As far as I can tell, there are only two roadblocks to what would essentially be Grosvald's fresh start for frequency plans. What would airlines and frequent fliers do with the bloated, complicated and ultimately unsatisfying plans that currently exist? And how can the cash-strapped and timid Big Six be convinced to change gears before they completely destroy the metaphoric goose that has laid them so many golden eggs?

Grosvald figures the first problem is relatively easily solved. "Customers can choose what to do with the miles in their existing program," he explains. "They could use the miles against the existing award charts for a period, of, say, 12 to 24 months. Airlines could also create a conversion path to the new program."

The second issue—convincing the majority of U.S. and international airlines to make fundamental changes in how the plans function—will take more effort, Grosvald admits.

"What's required is significant creative development of marketing and communications, tactics and strategies internally. By necessity, any changes would have to include input from the financial, legal and information-technology constituencies inside an airline. They all have valid contributions to make and concerns that must be addressed. But the programs must be designed by the sales and marketing folks. They are ones who know and understand what motivates preferential support from customers."

Given that Big Six carriers haven't recently been known for their creativity or willingness to address a problem until long after the situation is insoluble, I asked Grosvald the obvious question: Does he really expect the Big Six to turn the page on 25 years of history and adopt newer, better and more timely ways of doing frequent-flier programs?

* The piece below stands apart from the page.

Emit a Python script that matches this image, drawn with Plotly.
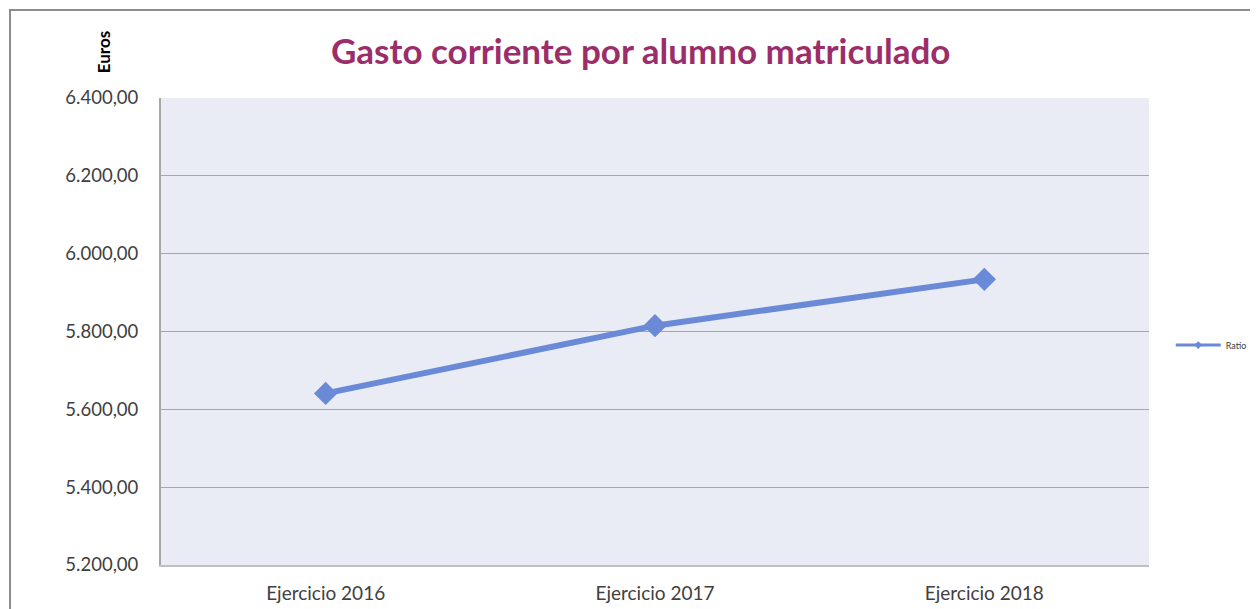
import plotly.graph_objects as go

# Datos
ejercicios = ['Ejercicio 2016', 'Ejercicio 2017', 'Ejercicio 2018']
ratio = [5641.0, 5815.0, 5934.0]
ticks_y = [5200, 5400, 5600, 5800, 6000, 6200, 6400]
etiquetas_y = ['5.200,00', '5.400,00', '5.600,00', '5.800,00', '6.000,00', '6.200,00', '6.400,00']

azul = '#6A8AD8'

fig = go.Figure()

fig.add_trace(go.Scatter(x=ejercicios, y=ratio,
                         mode='lines+markers',
                         name='Ratio',
                         showlegend=False,
                         line=dict(color=azul, width=6),
                         marker=dict(symbol='diamond', size=18, color=azul)))

# Entrada de leyenda con marcador pequeño (como en el original)
fig.add_trace(go.Scatter(x=[None], y=[None],
                         mode='lines+markers',
                         name='Ratio',
                         line=dict(color=azul, width=3),
                         marker=dict(symbol='diamond', size=6, color=azul)))

fig.update_layout(
    width=1258, height=609,
    margin=dict(l=153, r=117, t=90, b=52),  # el body del html añade 8px
    paper_bgcolor='white',
    plot_bgcolor='#E9EBF5',
    font=dict(family='Lato, Noto Sans, sans-serif', color='#404040', size=19),
    showlegend=True,
    legend=dict(x=1.022, y=0.471, xanchor='left', yanchor='middle',
                font=dict(size=9, color='#404040'), bgcolor='rgba(0,0,0,0)',
                itemwidth=45),
    xaxis=dict(showgrid=False, showline=True, linecolor='#BFBFBF', linewidth=2,
               range=[-0.5, 2.5], ticks='', ticklabelstandoff=10,
               tickfont=dict(size=19), automargin=False),
    yaxis=dict(range=[5200, 6400], tickvals=ticks_y, ticktext=etiquetas_y,
               showgrid=True, gridcolor='#A6A6A6', gridwidth=1,
               showline=True, linecolor='#A6A6A6', linewidth=2,
               zeroline=False, ticks='', ticklabelstandoff=17,
               tickfont=dict(size=18.5), automargin=False),
)

# Título
fig.add_annotation(text='<b>Gasto corriente por alumno matriculado</b>',
                   xref='paper', yref='paper', x=0.485, y=1.103,
                   xanchor='center', yanchor='middle', showarrow=False,
                   font=dict(size=35, color='#9B2E6A'))

# Etiqueta vertical "Euros"
fig.add_annotation(text='<b>Euros</b>', textangle=-90,
                   xref='paper', yref='paper', x=-0.0587, y=1.098,
                   xanchor='center', yanchor='middle', showarrow=False,
                   font=dict(size=17, color='black'))

# Borde exterior del gráfico
fig.add_shape(type='rect', xref='paper', yref='paper',
              x0=-0.1528, y0=-0.3, x1=1.3, y1=1.1884,
              line=dict(color='#8C8C8C', width=2), layer='below')

fig.write_html('out.html')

"The business model of frequency programs was based on the economics of 25 years ago and they were the most successful thing we've ever done in terms of marketing," Grosvald says. "And no one should ignore the huge profits that airlines have made by selling miles. But a new model is essential if the airlines are going to be able to continue to offer programs that include the desirable recognition and rewards customers want, especially those who earn elite status by flying."